La commission prend note de l’indication du gouvernement selon laquelle le pays dispose d’un double système juridique fondé sur la common law écrite romanonéerlandaise et sur les lois traditionnelles et coutumières non écrites, comme le prévoient les articles 252 et 258 de la Constitution (loi no 1 de 2005). Le gouvernement ajoute que la pratique coutumière du kuhlehla fait partie des lois traditionnelles et coutumières non écrites, si bien qu’il est impossible pour le gouvernement d’adopter un texte réglementant cette pratique. Le gouvernement indique que, pour mettre un terme à cette situation, un nouvel article 19 e) a été incorporé dans le projet de loi sur l’emploi, afin d’exclure de la définition du «travail forcé» tout travail qui fait partie des «obligations culturelles» des citoyens. À ce sujet, la commission renvoie à ses commentaires ci-dessus sur l’article 19 e) du projet de loi sur l’emploi.

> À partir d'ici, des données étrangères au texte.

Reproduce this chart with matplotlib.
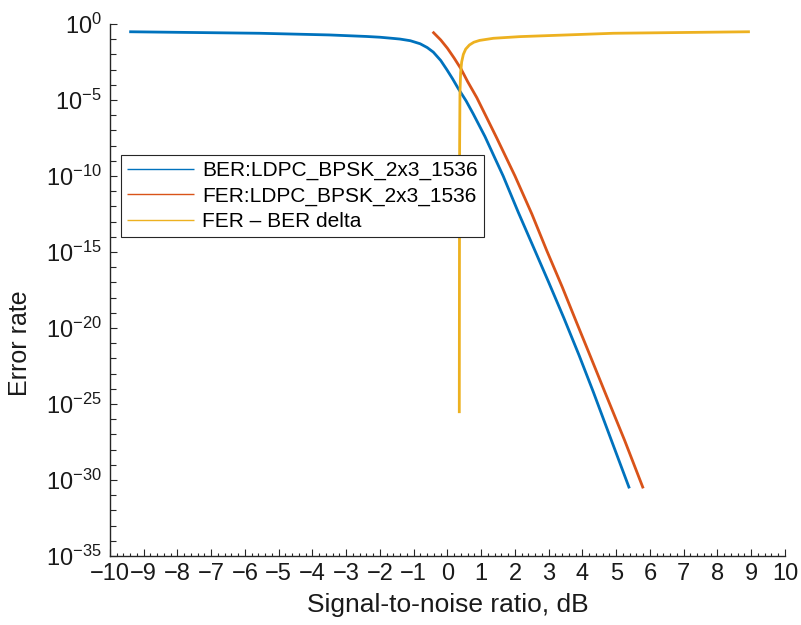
import matplotlib
matplotlib.use("Agg")
import matplotlib.pyplot as plt
import numpy as np
from matplotlib.ticker import FixedLocator, MultipleLocator, LogFormatterMathtext, NullFormatter

plt.rcParams['font.family'] = ['Liberation Sans', 'DejaVu Sans']
plt.rcParams['mathtext.fontset'] = 'custom'
plt.rcParams['mathtext.rm'] = 'Liberation Sans'
plt.rcParams['mathtext.it'] = 'Liberation Sans:italic'
plt.rcParams['mathtext.bf'] = 'Liberation Sans:bold'

# BER curve (SNR dB, log10 error rate)
ber_snr = [-9.43, -7.5, -5.56, -3.5, -2.4, -2.0, -1.8, -1.6, -1.41, -1.1, -0.81, -0.6, -0.42, -0.2, -0.02,
           0.15, 0.32, 0.55, 0.76, 1.11, 1.4, 1.65, 2.1, 2.59, 3.0, 3.45, 3.9, 4.32, 4.85, 5.39]
ber_log = [-0.51, -0.56, -0.61, -0.72, -0.82, -0.87, -0.91, -0.95, -0.99, -1.1, -1.3, -1.55, -1.85, -2.4, -3.0,
           -3.6, -4.25, -5.05, -5.9, -7.4, -8.8, -10.0, -12.4, -14.9, -17.0, -19.35, -21.8, -24.2, -27.35, -30.55]

# FER curve
fer_snr = [-0.44, -0.2, 0.0, 0.2, 0.4, 0.6, 0.87, 1.16, 1.46, 2.0, 2.5, 2.94, 3.4, 3.8, 4.25, 4.67, 5.25, 5.80]
fer_log = [-0.51, -1.05, -1.6, -2.25, -2.95, -3.8, -4.85, -6.15, -7.5, -10.0, -12.5, -14.9, -17.3, -19.5, -21.95,
           -24.25, -27.4, -30.55]

# FER - BER delta
dlt_snr = [0.35, 0.355, 0.36, 0.37, 0.39, 0.42, 0.47, 0.54, 0.65, 0.78, 0.95, 1.36, 2.15, 4.91, 8.96]
dlt_log = [-25.6, -15.0, -8.0, -4.5, -3.2, -2.5, -2.0, -1.65, -1.38, -1.2, -1.08, -0.94, -0.83, -0.61, -0.51]

labels = ['BER:LDPC_BPSK_2x3_1536', 'FER:LDPC_BPSK_2x3_1536', 'FER \u2013 BER delta']
colors = ['#0072BD', '#D95319', '#EDB120']

fig = plt.figure(figsize=(8.01, 6.25), dpi=100)
ax = fig.add_axes([0.1373, 0.1104, 0.8427, 0.8512])

series = [(ber_snr, ber_log), (fer_snr, fer_log), (dlt_snr, dlt_log)]
for (xs, ls), lab, c in zip(series, labels, colors):
    ax.plot(xs, 10.0 ** np.array(ls), color=c, lw=2.0, label=lab,
            solid_capstyle='butt', solid_joinstyle='round')

ax.set_yscale('log')
ax.set_xlim(-10, 10)
ax.set_ylim(1e-35, 1e0)
ax.xaxis.set_major_locator(MultipleLocator(1))
ax.xaxis.set_minor_locator(MultipleLocator(0.2))
ax.yaxis.set_major_locator(FixedLocator([10.0 ** e for e in range(-35, 1, 5)]))
ax.yaxis.set_minor_locator(FixedLocator([10.0 ** e for e in range(-35, 1)]))
ax.yaxis.set_major_formatter(LogFormatterMathtext())
ax.yaxis.set_minor_formatter(NullFormatter())

for s in ['top', 'right']:
    ax.spines[s].set_visible(False)
for s in ['left', 'bottom']:
    ax.spines[s].set_color('#262626')
    ax.spines[s].set_linewidth(1.0)

ax.tick_params(axis='both', which='major', direction='in', length=5, width=0.8,
               colors='#262626', labelsize=17, labelcolor='#1a1a1a')
ax.tick_params(axis='x', which='minor', direction='in', length=2.5, width=0.8, colors='#262626')
ax.tick_params(axis='y', which='minor', direction='in', length=4, width=0.8, colors='#262626')
ax.tick_params(axis='x', which='major', pad=5)
ax.tick_params(axis='y', which='major', pad=6)

ax.set_xlabel('Signal-to-noise ratio, dB', fontsize=19, color='#1a1a1a', labelpad=6)
ax.set_ylabel('Error rate', fontsize=18, color='#1a1a1a')
ax.yaxis.set_label_coords(-0.116, 0.40)

leg = ax.legend(loc='upper left', bbox_to_anchor=(0.0159, 0.754), fontsize=15,
                handlelength=3.2, handletextpad=0.4, borderpad=0.3, labelspacing=0.3,
                fancybox=False, framealpha=1, edgecolor='#262626', borderaxespad=0)
leg.get_frame().set_linewidth(0.8)
for h in leg.get_lines():
    h.set_linewidth(1.0)

fig.savefig('out.png', dpi=100)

La commission note avec préoccupation que, malgré les demandes qu’elle a adressées précédemment au gouvernement afin qu’il garantisse le caractère volontaire de la participation à des travaux effectués dans le cadre des pratiques coutumières, telles que le kuhlehla, le gouvernement envisage d’exclure expressément ces pratiques du champ d’application de la législation interdisant le travail forcé. La commission attire l’attention du gouvernement sur le fait que, tant que les pratiques coutumières, telles que le kuhlehla, ne répondront pas aux critères des exceptions au travail forcé prévues à l’article 2 de la conventionpour les «menus travaux de village», les «obligations civiques» ou les «cas de force majeure», elles seront incompatibles avec la convention. La commission prie donc instamment le gouvernement de prendre les mesures nécessaires pour assurer le respect de la convention, que ce soit en garantissant le caractère volontaire de la participation aux travaux effectués en vertu des lois traditionnelles et coutumières, et plus particulièrement de la pratique coutumière du kuhlehla, ou en limitant le travail exigé dans le cadre de ces pratiques aux exceptions prévues par la convention. La commission prie le gouvernement de fournir des informations sur tout progrès réalisé à cet égard. Elle le prie aussi de communiquer des informations sur le nombre de personnes qui ont travaillé dans le cadre de pratiques coutumières, y compris le kuhlehla, et sur le type et la durée des services effectués.
La commission soulève d’autres questions dans une demande qu’elle adresse directement au gouvernement.